In Deutschland muss ich einen Zwischenaufenthalt einlegen und auch wenn es ungerecht ist, denn es ist nur ein beliebiger tödlich langweiliger Flughafen: ich möchte sofort zurück, möchte mich mit meinem ganzen Körper auf die Halbinsel werfen, möchte sogar der ungeliebten Mathematiklehrerin zurufen: Ich finde Sie originell, Maestra! Ich finde ich finde ich finde ich finde mich wie Thomas Bernhard, der sich überall ein wenig unwohl gefühlt hat, aber im Unterschied zu ihm fühle ich mich auf dem Weg von einem zum anderen besonders unwohl. Und ich muss sagen, dass mein Leben von den fahrenden Gemüsehändlern bestimmt wurde. Nichts kann mein Herz ähnlich entflammen wie ein kleines Fahrzeug, aus dem heraus Saubohnen und Zwiebeln verkauft werden. In den ersten Monaten meines Aufenthalts in Italien bin ich mit MM, der damals ein geheimer Liebhaber und kein Ehemann und Vater war, nach Palermo gefahren und da hat diese Sucht nach den Gemüselambrettas begonnen. Einige Zeit später war ich in Reggio Calabria und habe angesichts der Artischocken in den kleinen Lastwägen beschlossen, für immer in Italien und noch dazu im versifften Süden zu bleiben. Das Begehren ist immer geordneter geworden und ich besuche selbst den wöchentlichen Gemüsemarkt in unserem Ort selten, aber MM baut mit Sorgfalt Gemüse auf unseren 5000 Quadratmetern Erde an, was ich kaum zu würdigen weiß, wenn ich wie ein Mahnmal des Fleißes an meinem Arbeitstisch vor meinem Computer sitze und schreibe.

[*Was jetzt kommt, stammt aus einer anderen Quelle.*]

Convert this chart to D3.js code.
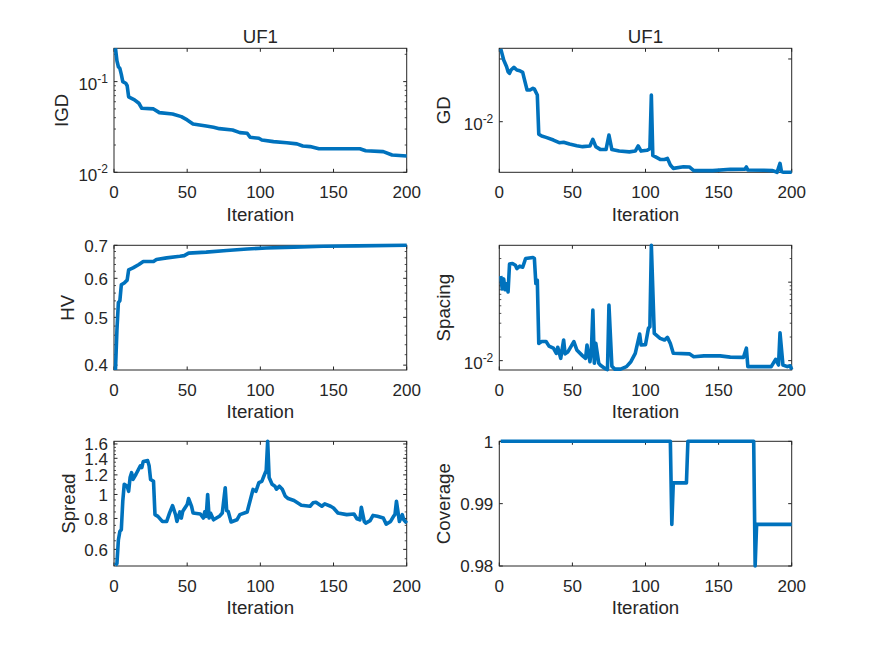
<!DOCTYPE html>
<html><head><meta charset="utf-8">
<script src="https://cdn.jsdelivr.net/npm/d3@7"></script>
<style>
body{margin:0;background:#fff}
svg{display:block}
text{font-family:"Liberation Sans",Arial,Helvetica,sans-serif;fill:#262626}
</style>
</head><body>
<svg id="c" width="875" height="656"></svg>
<script>
// ---------- data ----------
const xTicks = [0, 50, 100, 150, 200];

const igdIter = [1,2,3,4,5,6,8,9,10,14,17,19,27,31,40,46,50,54,63,68,72,81,86,91,93,99,101,109,118,125,129,134,140,168,172,184,190,200];
const igdVal  = [0.233,0.17,0.146,0.14,0.12,0.1,0.096,0.09,0.068,0.063,0.0577,0.0508,0.05,0.0455,0.044,0.0411,0.0378,0.0341,0.0324,0.0314,0.0303,0.0293,0.0274,0.027,0.0243,0.0237,0.0227,0.0218,0.0212,0.0206,0.0195,0.0192,0.0182,0.0182,0.0173,0.0169,0.0155,0.0151];
const igdDomain = [0.01, 0.233];
const igdTicks = [0.01, 0.1];
const igdTickLabels = ["10^-2", "10^-1"];
const igdMinor = [0.02,0.03,0.04,0.05,0.06,0.07,0.08,0.09,0.2];

const gdIter = [1,3,5,6,7,8,10,12,14,16,17,19,21,23,24,26,27,29,32,37,41,44,48,53,57,62,64,66,69,73,75,77,82,89,93,95,97,101,103,104,105,110,113,115,117,119,126,130,133,146,158,168,169,170,181,187,190,192,193,194,200];
const gdVal  = [0.145,0.0964,0.0753,0.0627,0.059,0.0667,0.0736,0.0667,0.065,0.0612,0.049,0.032,0.032,0.034,0.033,0.0266,0.0063,0.0059,0.00562,0.0051,0.00463,0.0047,0.0044,0.00414,0.004,0.0041,0.00523,0.004,0.00362,0.0036,0.00613,0.0036,0.0034,0.0033,0.0034,0.0041,0.0034,0.0035,0.0037,0.0266,0.0029,0.00251,0.0025,0.0026,0.00204,0.0018,0.00191,0.0019,0.00166,0.00166,0.00174,0.00175,0.0019,0.0017,0.00168,0.00166,0.00156,0.00216,0.0016,0.00157,0.00156];
const gdDomain = [0.00156, 0.148];
const gdTicks = [0.01, 0.1];
const gdTickLabels = ["10^-2", ""];
const gdMinor = [];

const hvIter = [1,2,3,4,5,7,9,10,13,17,20,27,29,36,45,48,51,63,77,91,104,123,143,166,200];
const hvVal  = [0.391,0.471,0.536,0.54,0.582,0.587,0.595,0.624,0.63,0.64,0.649,0.649,0.655,0.66,0.665,0.667,0.675,0.678,0.683,0.688,0.691,0.694,0.697,0.698,0.7];
const hvDomain = [0.391, 0.7];
const hvTicks = [0.4, 0.5, 0.6, 0.7];
const hvTickLabels = ["0.4", "0.5", "0.6", "0.7"];
const hvMinor = [0.42,0.44,0.46,0.48,0.52,0.54,0.56,0.58,0.62,0.64,0.66,0.68];

const spIter = [1,2,3,4,5,6,7,9,11,12,14,16,18,23,24,25,26,27,29,32,34,37,39,40,42,44,45,47,51,53,57,59,60,62,63,64,65,66,68,69,72,74,75,77,79,83,87,90,93,96,97,100,102,103,104,106,110,113,115,117,119,130,133,140,151,158,167,169,170,176,186,189,191,192,194,197,199,200];
const spVal  = [0.12,0.082,0.11,0.08,0.095,0.075,0.17,0.173,0.164,0.149,0.16,0.155,0.2,0.206,0.2,0.096,0.106,0.0166,0.0175,0.0175,0.0153,0.0144,0.0124,0.0148,0.0107,0.0183,0.0122,0.013,0.0175,0.0137,0.0115,0.0107,0.0158,0.0097,0.0137,0.044,0.00925,0.0166,0.0093,0.0088,0.008,0.0077,0.051,0.0085,0.0078,0.0078,0.0084,0.0097,0.0124,0.0218,0.0158,0.016,0.0258,0.027,0.295,0.0222,0.0192,0.0183,0.0198,0.0165,0.0124,0.0122,0.0112,0.0115,0.0115,0.0111,0.011,0.0144,0.0084,0.0084,0.0084,0.0104,0.0088,0.0227,0.0088,0.0084,0.0086,0.0077];
const spDomain = [0.0076, 0.295];
const spTicks = [0.01, 0.1];
const spTickLabels = ["10^-2", ""];
const spMinor = [0.02,0.03,0.04,0.05,0.06,0.07,0.08,0.09,0.2];

const sdIter = [1,2,3,4,5,6,7,9,10,11,12,13,15,18,19,20,23,24,25,27,28,30,33,36,38,40,42,43,45,46,47,50,51,53,54,59,61,62,63,64,65,66,68,72,74,76,77,78,80,84,86,91,92,95,97,99,101,102,104,105,106,108,110,111,113,115,117,119,123,128,134,136,138,142,144,148,150,153,159,164,166,168,169,171,172,175,177,180,184,186,189,191,192,193,195,197,198,200];
const sdVal  = [0.516,0.526,0.655,0.709,0.72,0.94,1.1,1.08,1.03,1.17,1.225,1.15,1.207,1.305,1.285,1.36,1.37,1.305,1.15,1.13,0.829,0.816,0.778,0.778,0.842,0.902,0.83,0.778,0.85,0.803,0.856,0.91,0.963,0.896,0.842,0.834,0.803,0.85,0.816,1.0,0.803,0.84,0.79,0.816,0.842,1.065,0.86,0.855,0.774,0.79,0.829,0.85,0.896,1.048,1.03,1.116,1.13,1.17,1.25,1.64,1.17,1.1,1.08,1.05,1.08,1.05,0.985,0.963,0.945,0.905,0.896,0.925,0.93,0.896,0.916,0.896,0.882,0.842,0.829,0.834,0.798,0.79,0.888,0.778,0.766,0.784,0.823,0.816,0.803,0.759,0.778,0.816,0.83,0.939,0.778,0.829,0.79,0.766];
const sdDomain = [0.514, 1.64];
const sdTicks = [0.6, 0.8, 1, 1.2, 1.4, 1.6];
const sdTickLabels = ["0.6", "0.8", "1", "1.2", "1.4", "1.6"];
const sdMinor = [0.55,0.65,0.7,0.75,0.85,0.9,0.95,1.05,1.1,1.15,1.25,1.3,1.35,1.45,1.5,1.55];

const cvIter = [1,117,118,119,128,129,174,175,176,200];
const cvVal  = [1,1,0.98667,0.99333,0.99333,1,1,0.98,0.98667,0.98667];
const cvDomain = [0.98, 1];
const cvTicks = [0.98, 0.99, 1];
const cvTickLabels = ["0.98", "0.99", "1"];
const cvMinor = [];

// ---------- layout ----------
const colX = [[114, 406.7], [499.3, 791.7]];
const rowY = [[48.3, 172.3], [245.3, 370], [441.3, 566]];
const ink = "#262626", blue = "#0072BD";
const tickFont = 17, labelFont = 18.7;

const panels = [
  {c:0,r:0,title:"UF1",yl:"IGD",log:true,dom:igdDomain,it:igdIter,v:igdVal,tk:igdTicks,tl:igdTickLabels,mn:igdMinor,ylx:68.3},
  {c:1,r:0,title:"UF1",yl:"GD",log:true,dom:gdDomain,it:gdIter,v:gdVal,tk:gdTicks,tl:gdTickLabels,mn:gdMinor,ylx:449.5},
  {c:0,r:1,yl:"HV",log:true,dom:hvDomain,it:hvIter,v:hvVal,tk:hvTicks,tl:hvTickLabels,mn:hvMinor,ylx:73.5},
  {c:1,r:1,yl:"Spacing",log:true,dom:spDomain,it:spIter,v:spVal,tk:spTicks,tl:spTickLabels,mn:spMinor,ylx:449.5},
  {c:0,r:2,yl:"Spread",log:true,dom:sdDomain,it:sdIter,v:sdVal,tk:sdTicks,tl:sdTickLabels,mn:sdMinor,ylx:74.5},
  {c:1,r:2,yl:"Coverage",log:false,dom:cvDomain,it:cvIter,v:cvVal,tk:cvTicks,tl:cvTickLabels,mn:cvMinor,ylx:449.5}
];

const svg = d3.select("#c");
svg.append("rect").attr("width",875).attr("height",656).attr("fill","#fff");

panels.forEach(p => {
  const [x0,x1] = colX[p.c], [y0,y1] = rowY[p.r];
  const x = d3.scaleLinear().domain([0,200]).range([x0,x1]);
  const y = (p.log ? d3.scaleLog() : d3.scaleLinear()).domain(p.dom).range([y1,y0]);
  const g = svg.append("g");
  const majLen = 3.5, minLen = 2;

  // box
  g.append("rect").attr("x",x0).attr("y",y0).attr("width",x1-x0).attr("height",y1-y0)
    .attr("fill","#fff").attr("stroke",ink).attr("stroke-width",1);

  // x ticks
  xTicks.forEach(t => {
    const xx = x(t);
    g.append("line").attr("x1",xx).attr("x2",xx).attr("y1",y1).attr("y2",y1-majLen).attr("stroke",ink);
    g.append("line").attr("x1",xx).attr("x2",xx).attr("y1",y0).attr("y2",y0+majLen).attr("stroke",ink);
    g.append("text").attr("x",xx).attr("y",y1+26).attr("text-anchor","middle")
      .attr("font-size",tickFont).text(t);
  });
  // y major ticks
  p.tk.forEach((t,i) => {
    const yy = y(t);
    g.append("line").attr("x1",x0).attr("x2",x0+majLen).attr("y1",yy).attr("y2",yy).attr("stroke",ink);
    g.append("line").attr("x1",x1).attr("x2",x1-majLen).attr("y1",yy).attr("y2",yy).attr("stroke",ink);
    const lab = p.tl[i];
    if (!lab) return;
    if (lab.includes("^")) {
      const [b,e] = lab.split("^");
      const tx = g.append("text").attr("x",x0-6).attr("y",yy+8.3).attr("text-anchor","end").attr("font-size",tickFont);
      tx.append("tspan").text(b);
      tx.append("tspan").attr("dy",-7.2).attr("font-size",12).text(e);
    } else {
      g.append("text").attr("x",x0-6).attr("y",yy+6.3).attr("text-anchor","end").attr("font-size",tickFont).text(lab);
    }
  });
  // y minor ticks
  p.mn.forEach(t => {
    const yy = y(t);
    g.append("line").attr("x1",x0).attr("x2",x0+minLen).attr("y1",yy).attr("y2",yy).attr("stroke",ink).attr("stroke-width",0.8);
    g.append("line").attr("x1",x1).attr("x2",x1-minLen).attr("y1",yy).attr("y2",yy).attr("stroke",ink).attr("stroke-width",0.8);
  });

  // data line
  const pts = p.it.map((d,i) => [d, p.v[i]]);
  const line = d3.line().x(d => x(d[0])).y(d => y(d[1]));
  g.append("path").attr("d", line(pts)).attr("fill","none").attr("stroke",blue)
    .attr("stroke-width",3.6).attr("stroke-linejoin","round").attr("stroke-linecap","butt");

  // labels
  g.append("text").attr("x",(x0+x1)/2).attr("y",y1+48.3).attr("text-anchor","middle")
    .attr("font-size",labelFont).text("Iteration");
  g.append("text").attr("transform",`translate(${p.ylx},${(y0+y1)/2}) rotate(-90)`)
    .attr("text-anchor","middle").attr("font-size",labelFont).text(p.yl);
  if (p.title) {
    g.append("text").attr("x",(x0+x1)/2).attr("y",y0-5.6).attr("text-anchor","middle")
      .attr("font-size",labelFont).text(p.title);
  }
});
</script>
</body></html>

Kaum aber bin ich in der großen Stadt begehre ich sinnlos. Keine Artischocken, keine Saubohnen, sondern das alte wilde Leben, das ohnehin keiner mehr führt und das ich auf keine Weise wiederbekommen kann.

Ich habe einen Roman von Lily Brett gelesen mit dem sprechenden Titel: Lola Bensky. Am Ende ist Lola, die ehemalige Rock-Journalistin froh, dass Mick Jagger lebt und gut drauf ist, denn Janis Joplin, Jimi Hendrix, Jim Morrison und viele andere sind bereits verstorben. This is it: Seien wir froh, dass wir am Leben sind. Mit Artischocken und Saubohnen oder mit gatschigen Schuhen und Kinderspielzeug, was auch immer, möglicherweise nicht dem Mercedes, den Gott Janis Joplin hätte kaufen sollen und den er mir auch nicht kauft.